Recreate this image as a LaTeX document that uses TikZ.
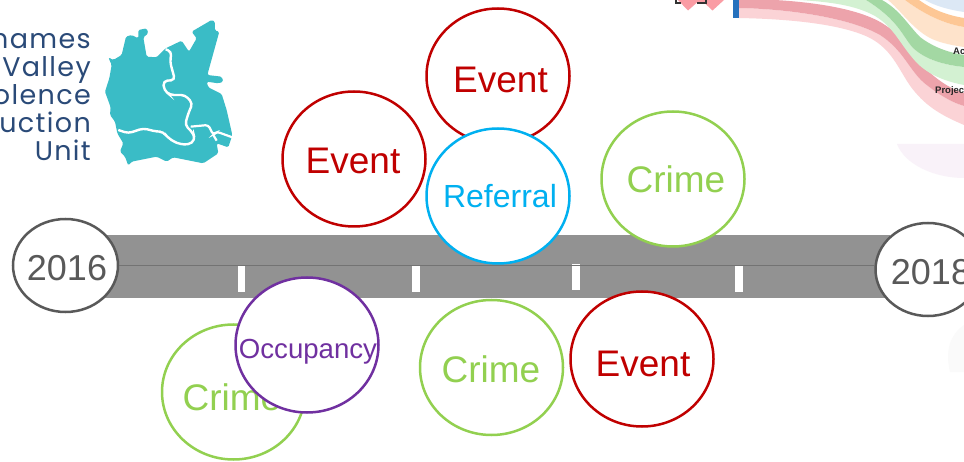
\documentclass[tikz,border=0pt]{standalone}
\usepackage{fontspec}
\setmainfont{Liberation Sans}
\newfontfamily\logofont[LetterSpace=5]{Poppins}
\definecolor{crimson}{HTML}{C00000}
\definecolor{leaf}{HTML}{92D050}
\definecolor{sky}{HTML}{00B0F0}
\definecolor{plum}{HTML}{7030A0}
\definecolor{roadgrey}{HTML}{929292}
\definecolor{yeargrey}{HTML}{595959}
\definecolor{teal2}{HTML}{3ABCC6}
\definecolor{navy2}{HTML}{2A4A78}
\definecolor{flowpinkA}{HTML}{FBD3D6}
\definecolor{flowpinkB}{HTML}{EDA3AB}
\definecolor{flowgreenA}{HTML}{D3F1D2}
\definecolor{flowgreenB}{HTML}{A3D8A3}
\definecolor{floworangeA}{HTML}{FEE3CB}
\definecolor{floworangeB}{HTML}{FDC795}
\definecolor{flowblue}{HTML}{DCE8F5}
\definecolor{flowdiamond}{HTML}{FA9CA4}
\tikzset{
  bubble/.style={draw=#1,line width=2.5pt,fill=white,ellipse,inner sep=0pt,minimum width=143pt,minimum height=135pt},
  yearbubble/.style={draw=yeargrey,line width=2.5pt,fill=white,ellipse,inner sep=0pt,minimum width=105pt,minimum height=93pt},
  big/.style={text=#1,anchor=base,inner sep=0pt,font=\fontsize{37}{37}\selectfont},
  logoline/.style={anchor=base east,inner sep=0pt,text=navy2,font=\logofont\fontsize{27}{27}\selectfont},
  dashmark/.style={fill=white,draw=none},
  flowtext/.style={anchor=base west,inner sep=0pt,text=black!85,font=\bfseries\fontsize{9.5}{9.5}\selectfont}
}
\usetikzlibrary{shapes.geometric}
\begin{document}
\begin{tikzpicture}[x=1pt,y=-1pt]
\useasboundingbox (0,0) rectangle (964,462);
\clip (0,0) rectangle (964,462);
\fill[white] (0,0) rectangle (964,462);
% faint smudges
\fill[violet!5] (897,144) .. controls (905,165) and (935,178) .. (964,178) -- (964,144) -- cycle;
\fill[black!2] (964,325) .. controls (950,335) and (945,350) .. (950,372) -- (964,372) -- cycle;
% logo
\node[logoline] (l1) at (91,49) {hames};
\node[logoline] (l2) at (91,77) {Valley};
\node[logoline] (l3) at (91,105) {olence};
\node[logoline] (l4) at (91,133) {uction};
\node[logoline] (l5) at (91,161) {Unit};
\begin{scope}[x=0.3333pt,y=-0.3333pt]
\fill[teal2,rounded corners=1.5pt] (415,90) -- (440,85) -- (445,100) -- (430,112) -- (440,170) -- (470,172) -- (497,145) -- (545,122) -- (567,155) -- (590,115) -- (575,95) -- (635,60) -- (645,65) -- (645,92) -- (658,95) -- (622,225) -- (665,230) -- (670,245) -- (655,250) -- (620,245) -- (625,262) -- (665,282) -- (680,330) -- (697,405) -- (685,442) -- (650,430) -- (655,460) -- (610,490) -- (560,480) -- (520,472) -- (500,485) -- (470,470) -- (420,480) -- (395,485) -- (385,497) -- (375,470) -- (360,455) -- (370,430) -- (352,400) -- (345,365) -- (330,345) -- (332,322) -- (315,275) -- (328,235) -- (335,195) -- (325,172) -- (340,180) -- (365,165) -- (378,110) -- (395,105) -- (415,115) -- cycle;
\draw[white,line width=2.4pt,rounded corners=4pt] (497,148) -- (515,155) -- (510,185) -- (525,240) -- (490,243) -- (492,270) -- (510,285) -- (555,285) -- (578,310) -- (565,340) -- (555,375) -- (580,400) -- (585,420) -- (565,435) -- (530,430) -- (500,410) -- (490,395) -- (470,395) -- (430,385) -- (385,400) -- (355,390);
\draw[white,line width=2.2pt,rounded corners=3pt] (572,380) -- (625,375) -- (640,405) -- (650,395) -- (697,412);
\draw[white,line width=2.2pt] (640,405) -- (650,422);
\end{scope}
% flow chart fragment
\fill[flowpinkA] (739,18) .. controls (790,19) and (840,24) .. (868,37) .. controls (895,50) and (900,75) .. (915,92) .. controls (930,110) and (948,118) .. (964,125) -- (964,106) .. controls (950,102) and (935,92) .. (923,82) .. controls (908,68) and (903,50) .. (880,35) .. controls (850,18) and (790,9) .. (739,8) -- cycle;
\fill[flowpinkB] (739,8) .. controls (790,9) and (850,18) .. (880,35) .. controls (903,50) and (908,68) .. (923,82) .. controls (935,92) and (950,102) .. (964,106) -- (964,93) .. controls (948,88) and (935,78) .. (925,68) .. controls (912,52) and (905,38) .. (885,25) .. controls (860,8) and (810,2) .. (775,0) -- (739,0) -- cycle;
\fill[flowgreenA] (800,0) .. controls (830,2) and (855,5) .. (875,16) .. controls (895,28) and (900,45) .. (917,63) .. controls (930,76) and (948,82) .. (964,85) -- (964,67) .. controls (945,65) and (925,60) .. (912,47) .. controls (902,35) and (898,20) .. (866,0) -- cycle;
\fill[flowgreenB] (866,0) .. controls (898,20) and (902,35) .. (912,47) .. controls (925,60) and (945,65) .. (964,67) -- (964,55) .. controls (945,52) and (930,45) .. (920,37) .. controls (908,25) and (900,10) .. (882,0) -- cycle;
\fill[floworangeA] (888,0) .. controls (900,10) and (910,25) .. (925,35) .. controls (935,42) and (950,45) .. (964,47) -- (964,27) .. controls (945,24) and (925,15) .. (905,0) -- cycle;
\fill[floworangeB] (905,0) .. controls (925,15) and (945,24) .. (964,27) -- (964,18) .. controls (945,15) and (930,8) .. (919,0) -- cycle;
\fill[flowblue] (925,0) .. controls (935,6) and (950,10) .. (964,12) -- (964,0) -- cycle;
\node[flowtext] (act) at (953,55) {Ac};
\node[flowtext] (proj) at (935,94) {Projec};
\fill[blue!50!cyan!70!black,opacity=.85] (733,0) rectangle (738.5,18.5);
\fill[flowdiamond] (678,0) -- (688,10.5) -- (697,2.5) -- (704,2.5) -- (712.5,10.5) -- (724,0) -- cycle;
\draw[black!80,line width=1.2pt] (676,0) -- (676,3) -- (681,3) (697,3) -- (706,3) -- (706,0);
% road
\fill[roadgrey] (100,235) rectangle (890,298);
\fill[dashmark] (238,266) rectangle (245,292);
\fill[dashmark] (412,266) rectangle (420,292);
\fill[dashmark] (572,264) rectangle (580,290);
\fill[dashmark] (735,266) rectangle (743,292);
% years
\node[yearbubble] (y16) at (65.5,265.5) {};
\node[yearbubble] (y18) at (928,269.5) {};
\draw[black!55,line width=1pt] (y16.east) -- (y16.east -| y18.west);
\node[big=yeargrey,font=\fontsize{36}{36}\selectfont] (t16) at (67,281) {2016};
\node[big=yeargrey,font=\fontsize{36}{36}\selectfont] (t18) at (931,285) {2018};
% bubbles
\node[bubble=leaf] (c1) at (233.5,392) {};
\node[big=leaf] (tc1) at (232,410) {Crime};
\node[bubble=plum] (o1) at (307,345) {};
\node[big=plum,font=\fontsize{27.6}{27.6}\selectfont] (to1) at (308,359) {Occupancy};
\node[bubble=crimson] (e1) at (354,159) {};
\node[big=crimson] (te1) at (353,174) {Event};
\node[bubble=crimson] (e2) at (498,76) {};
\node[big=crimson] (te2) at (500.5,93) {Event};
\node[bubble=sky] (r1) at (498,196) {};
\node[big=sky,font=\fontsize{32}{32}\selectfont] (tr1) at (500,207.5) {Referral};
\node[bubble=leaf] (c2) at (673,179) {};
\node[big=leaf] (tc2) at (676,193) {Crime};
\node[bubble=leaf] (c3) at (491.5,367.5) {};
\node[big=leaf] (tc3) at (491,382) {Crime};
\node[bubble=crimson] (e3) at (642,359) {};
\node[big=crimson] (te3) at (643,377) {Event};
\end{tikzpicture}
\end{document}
==
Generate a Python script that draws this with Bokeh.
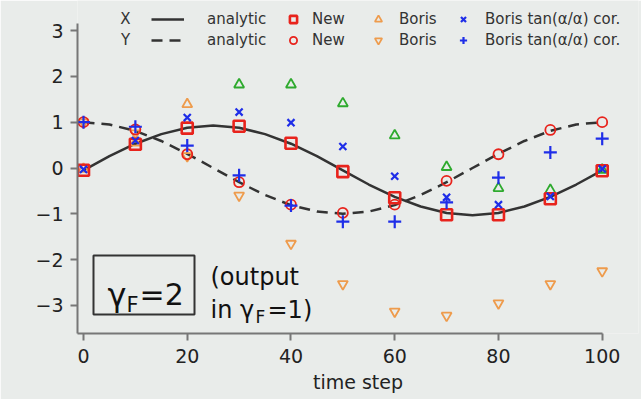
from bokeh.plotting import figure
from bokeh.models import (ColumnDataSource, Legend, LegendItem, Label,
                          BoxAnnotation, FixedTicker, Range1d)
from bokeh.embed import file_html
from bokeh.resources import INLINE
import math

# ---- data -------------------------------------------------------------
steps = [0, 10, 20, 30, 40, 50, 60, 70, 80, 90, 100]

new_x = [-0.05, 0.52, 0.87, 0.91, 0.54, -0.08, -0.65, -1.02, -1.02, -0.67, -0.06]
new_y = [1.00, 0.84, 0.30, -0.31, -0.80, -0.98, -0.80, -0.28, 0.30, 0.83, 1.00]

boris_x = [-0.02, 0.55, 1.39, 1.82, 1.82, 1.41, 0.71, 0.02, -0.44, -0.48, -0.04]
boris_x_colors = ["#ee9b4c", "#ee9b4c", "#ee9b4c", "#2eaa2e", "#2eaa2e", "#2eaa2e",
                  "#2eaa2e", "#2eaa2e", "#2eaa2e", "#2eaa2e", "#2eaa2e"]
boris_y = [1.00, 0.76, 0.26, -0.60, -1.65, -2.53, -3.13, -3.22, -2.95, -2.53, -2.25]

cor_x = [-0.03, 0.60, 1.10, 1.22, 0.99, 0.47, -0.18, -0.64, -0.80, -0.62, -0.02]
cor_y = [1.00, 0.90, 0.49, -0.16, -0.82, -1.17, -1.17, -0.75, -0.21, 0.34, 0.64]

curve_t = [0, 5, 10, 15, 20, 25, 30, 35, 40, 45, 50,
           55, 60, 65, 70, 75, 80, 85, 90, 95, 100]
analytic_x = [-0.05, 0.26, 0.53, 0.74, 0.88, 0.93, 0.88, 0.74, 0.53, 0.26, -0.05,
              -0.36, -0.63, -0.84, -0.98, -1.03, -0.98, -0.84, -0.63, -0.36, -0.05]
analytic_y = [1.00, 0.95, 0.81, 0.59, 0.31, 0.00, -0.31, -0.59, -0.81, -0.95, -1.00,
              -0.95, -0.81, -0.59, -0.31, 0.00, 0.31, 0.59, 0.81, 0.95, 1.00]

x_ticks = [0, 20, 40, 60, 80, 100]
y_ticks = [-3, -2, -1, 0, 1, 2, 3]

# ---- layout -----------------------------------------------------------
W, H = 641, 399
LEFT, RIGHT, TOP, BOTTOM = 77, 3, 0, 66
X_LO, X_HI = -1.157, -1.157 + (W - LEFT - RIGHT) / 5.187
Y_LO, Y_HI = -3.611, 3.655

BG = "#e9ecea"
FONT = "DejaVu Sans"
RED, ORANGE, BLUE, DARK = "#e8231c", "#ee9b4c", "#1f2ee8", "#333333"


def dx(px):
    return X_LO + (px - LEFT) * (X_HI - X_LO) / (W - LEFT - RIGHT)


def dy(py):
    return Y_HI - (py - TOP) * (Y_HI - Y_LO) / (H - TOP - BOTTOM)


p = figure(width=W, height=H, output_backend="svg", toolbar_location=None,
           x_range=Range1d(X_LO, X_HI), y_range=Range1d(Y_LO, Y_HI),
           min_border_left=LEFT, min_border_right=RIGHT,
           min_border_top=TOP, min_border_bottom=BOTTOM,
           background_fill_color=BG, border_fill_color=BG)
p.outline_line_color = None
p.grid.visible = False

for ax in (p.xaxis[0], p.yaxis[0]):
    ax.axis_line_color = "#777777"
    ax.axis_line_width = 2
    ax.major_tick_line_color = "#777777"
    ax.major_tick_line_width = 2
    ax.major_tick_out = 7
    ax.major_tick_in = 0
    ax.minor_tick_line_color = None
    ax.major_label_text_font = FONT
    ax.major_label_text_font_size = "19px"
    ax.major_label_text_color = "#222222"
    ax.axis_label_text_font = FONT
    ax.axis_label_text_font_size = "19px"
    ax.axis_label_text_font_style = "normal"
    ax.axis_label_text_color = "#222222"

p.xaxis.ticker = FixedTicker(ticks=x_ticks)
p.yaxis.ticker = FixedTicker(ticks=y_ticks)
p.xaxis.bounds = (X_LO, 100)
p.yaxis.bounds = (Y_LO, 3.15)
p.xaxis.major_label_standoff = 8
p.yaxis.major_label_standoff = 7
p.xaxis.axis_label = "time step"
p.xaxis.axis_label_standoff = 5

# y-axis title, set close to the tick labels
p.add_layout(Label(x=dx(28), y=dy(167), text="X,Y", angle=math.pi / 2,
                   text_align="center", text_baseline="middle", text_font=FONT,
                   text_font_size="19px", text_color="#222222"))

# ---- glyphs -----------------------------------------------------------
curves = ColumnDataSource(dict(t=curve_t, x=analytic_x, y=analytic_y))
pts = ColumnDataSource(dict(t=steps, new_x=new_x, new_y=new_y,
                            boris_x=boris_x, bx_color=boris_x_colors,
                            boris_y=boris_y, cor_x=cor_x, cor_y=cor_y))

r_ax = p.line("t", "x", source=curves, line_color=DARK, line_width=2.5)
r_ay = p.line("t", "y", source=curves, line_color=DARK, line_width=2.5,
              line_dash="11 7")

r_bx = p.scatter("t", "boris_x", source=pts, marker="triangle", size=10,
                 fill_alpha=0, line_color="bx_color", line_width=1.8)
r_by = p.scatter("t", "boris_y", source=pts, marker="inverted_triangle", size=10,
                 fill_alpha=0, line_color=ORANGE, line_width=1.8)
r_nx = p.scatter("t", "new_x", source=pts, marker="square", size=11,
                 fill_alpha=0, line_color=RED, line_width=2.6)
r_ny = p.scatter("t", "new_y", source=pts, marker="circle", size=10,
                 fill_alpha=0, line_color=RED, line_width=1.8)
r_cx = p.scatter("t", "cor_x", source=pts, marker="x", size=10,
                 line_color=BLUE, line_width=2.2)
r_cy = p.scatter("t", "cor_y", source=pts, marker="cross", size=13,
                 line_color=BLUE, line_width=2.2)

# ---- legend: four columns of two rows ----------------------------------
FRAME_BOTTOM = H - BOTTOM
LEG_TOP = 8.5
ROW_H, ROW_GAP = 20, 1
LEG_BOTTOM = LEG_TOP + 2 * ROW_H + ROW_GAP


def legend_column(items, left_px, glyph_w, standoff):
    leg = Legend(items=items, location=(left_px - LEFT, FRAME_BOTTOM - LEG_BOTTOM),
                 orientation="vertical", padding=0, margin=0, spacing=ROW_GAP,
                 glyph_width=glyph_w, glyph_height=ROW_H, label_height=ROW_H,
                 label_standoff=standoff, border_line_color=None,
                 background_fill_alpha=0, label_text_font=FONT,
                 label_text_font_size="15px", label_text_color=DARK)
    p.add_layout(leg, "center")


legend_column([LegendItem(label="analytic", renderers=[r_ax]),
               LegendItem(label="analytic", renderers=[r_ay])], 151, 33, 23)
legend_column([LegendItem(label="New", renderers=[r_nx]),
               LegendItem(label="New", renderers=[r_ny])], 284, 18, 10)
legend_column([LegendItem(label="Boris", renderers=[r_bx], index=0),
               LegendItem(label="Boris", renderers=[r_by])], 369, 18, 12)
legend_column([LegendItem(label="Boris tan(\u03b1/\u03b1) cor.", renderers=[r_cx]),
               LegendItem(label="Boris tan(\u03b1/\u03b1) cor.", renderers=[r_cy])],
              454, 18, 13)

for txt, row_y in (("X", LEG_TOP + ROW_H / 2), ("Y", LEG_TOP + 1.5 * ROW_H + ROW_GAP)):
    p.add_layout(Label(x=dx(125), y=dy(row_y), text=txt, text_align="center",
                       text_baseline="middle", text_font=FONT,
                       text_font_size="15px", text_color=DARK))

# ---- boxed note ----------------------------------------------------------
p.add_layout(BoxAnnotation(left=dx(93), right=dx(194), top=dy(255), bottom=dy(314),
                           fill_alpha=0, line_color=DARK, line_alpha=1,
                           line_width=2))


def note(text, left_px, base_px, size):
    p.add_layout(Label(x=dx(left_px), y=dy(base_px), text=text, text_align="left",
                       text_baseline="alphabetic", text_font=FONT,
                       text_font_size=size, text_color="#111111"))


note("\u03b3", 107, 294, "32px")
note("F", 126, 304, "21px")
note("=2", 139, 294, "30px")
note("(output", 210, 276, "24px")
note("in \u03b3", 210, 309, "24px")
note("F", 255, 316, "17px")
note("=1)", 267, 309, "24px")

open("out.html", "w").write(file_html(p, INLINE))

> **Aim**: The lines to print start at the line containing "Generate a Python" and end at the line containing "import math"; print them exactly, both ends included, and leave out every picture.

> **Worked answer**:
Generate a Python script that draws this with Bokeh.
from bokeh.plotting import figure
from bokeh.models import (ColumnDataSource, Legend, LegendItem, Label,
                          BoxAnnotation, FixedTicker, Range1d)
from bokeh.embed import file_html
from bokeh.resources import INLINE
import math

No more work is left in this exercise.